BEGIN
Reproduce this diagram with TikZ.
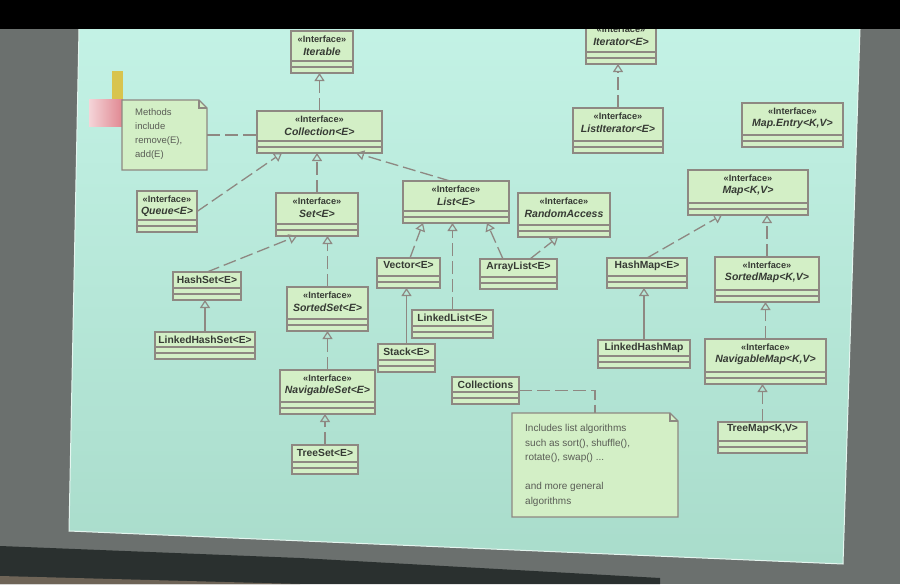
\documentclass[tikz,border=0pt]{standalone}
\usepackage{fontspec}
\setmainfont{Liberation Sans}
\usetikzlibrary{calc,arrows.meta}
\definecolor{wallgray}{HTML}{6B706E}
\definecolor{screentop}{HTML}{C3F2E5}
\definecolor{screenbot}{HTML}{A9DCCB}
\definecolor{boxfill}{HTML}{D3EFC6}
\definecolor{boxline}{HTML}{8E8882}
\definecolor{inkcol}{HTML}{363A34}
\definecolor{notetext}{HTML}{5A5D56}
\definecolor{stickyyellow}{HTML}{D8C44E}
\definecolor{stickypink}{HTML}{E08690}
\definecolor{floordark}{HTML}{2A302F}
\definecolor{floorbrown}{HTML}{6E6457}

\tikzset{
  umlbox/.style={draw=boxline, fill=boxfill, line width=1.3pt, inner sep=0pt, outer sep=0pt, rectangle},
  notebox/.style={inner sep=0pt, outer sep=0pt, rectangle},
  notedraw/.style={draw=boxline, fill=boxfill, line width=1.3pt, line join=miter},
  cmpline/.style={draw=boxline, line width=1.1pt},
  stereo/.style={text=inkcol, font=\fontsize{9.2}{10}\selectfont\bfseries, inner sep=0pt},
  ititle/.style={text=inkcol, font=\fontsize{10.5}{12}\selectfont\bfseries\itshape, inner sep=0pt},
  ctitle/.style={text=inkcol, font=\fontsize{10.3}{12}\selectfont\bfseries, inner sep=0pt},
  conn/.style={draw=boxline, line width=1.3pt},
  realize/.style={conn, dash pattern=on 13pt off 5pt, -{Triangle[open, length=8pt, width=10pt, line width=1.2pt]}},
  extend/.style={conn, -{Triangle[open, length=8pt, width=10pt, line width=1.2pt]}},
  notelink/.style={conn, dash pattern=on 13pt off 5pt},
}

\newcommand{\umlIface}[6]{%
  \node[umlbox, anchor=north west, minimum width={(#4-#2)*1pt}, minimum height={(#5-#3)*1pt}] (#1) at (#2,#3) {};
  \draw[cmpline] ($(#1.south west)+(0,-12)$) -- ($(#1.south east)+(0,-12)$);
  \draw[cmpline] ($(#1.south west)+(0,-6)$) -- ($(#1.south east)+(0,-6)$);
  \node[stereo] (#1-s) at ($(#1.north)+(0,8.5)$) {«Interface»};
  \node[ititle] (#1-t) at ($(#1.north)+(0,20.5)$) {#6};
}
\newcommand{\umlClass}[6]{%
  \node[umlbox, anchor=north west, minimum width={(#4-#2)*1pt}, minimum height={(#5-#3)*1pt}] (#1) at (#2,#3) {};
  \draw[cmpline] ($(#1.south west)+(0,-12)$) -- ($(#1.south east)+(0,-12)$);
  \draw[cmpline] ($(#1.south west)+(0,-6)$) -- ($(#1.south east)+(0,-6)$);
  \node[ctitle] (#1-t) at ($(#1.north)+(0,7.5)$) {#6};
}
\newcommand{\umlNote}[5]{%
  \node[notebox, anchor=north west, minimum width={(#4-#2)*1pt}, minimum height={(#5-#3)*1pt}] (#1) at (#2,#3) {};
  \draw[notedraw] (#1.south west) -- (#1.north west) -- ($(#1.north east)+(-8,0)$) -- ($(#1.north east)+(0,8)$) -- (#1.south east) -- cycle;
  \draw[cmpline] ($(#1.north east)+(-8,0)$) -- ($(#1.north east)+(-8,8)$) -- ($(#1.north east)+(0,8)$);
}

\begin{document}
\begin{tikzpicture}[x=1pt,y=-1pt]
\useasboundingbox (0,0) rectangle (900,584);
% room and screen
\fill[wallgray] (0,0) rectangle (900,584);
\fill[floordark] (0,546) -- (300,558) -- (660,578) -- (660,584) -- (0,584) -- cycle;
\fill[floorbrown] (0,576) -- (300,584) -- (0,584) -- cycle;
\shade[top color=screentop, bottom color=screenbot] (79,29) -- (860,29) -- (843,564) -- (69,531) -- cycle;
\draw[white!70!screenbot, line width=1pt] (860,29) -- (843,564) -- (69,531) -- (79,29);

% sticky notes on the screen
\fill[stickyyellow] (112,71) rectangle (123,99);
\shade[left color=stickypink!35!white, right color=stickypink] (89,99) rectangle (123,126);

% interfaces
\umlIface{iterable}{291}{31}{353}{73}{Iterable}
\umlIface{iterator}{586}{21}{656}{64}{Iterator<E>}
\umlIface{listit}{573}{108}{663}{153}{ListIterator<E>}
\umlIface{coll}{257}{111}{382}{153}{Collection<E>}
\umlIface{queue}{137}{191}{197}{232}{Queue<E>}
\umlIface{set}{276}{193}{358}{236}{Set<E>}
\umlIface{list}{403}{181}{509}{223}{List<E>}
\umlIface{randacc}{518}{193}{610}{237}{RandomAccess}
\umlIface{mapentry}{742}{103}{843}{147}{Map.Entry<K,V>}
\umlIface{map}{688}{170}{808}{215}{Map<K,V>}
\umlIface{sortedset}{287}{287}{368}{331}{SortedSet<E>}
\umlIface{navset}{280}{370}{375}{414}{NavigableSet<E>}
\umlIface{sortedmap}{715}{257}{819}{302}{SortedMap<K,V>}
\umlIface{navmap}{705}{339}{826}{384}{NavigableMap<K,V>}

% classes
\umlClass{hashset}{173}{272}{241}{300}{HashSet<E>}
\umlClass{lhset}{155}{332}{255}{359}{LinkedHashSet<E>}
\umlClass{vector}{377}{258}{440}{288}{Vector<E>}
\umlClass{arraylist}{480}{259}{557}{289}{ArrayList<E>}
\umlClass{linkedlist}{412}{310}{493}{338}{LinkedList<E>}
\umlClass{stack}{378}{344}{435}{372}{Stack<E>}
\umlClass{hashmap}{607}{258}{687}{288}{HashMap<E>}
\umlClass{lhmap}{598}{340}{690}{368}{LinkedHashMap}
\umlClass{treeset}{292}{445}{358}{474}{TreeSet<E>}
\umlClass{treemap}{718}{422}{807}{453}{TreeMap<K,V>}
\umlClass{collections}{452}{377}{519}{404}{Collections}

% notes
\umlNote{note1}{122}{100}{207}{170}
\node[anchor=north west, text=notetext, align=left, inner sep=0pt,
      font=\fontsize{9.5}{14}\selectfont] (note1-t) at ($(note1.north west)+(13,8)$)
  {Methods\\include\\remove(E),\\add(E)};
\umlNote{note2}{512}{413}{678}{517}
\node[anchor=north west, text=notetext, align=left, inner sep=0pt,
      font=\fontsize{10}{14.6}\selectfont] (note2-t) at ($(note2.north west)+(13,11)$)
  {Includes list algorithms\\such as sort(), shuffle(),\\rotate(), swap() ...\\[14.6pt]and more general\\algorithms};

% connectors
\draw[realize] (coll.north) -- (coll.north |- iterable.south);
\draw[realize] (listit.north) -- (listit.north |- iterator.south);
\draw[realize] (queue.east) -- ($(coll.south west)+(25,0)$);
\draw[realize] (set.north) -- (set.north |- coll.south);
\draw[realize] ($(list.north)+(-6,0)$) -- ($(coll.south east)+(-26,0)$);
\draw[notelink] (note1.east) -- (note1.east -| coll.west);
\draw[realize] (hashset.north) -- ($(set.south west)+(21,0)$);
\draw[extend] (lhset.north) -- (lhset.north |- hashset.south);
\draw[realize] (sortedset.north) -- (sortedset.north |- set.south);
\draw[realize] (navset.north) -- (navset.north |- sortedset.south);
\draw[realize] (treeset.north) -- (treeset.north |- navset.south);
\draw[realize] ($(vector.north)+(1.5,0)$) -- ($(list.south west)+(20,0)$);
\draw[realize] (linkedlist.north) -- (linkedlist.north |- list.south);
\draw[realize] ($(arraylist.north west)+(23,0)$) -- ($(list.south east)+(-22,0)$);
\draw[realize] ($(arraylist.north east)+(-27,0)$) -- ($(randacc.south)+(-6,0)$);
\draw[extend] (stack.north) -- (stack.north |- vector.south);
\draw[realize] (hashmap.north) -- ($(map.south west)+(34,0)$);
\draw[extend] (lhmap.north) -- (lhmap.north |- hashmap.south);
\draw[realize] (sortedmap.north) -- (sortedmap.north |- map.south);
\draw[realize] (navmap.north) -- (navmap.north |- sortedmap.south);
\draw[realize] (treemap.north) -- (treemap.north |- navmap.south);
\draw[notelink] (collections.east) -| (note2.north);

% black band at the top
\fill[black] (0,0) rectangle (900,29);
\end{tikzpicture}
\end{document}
END
BEGIN
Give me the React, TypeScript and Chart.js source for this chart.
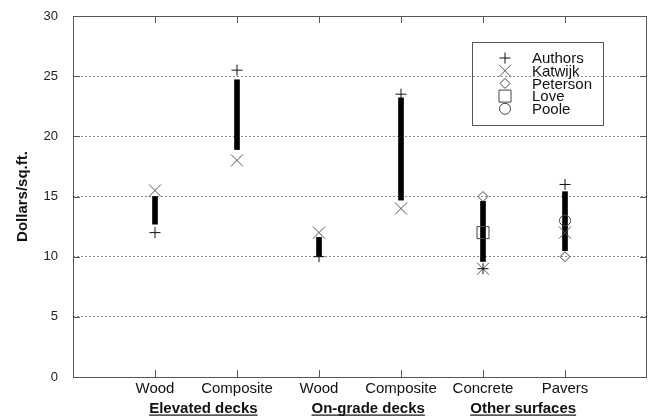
END
# GIVEN PROBLEM:
Show the lines of the material that contain the word "this".

# THE RESULT:
Reproduce this diagram with TikZ.
Give me the React, TypeScript and Chart.js source for this chart.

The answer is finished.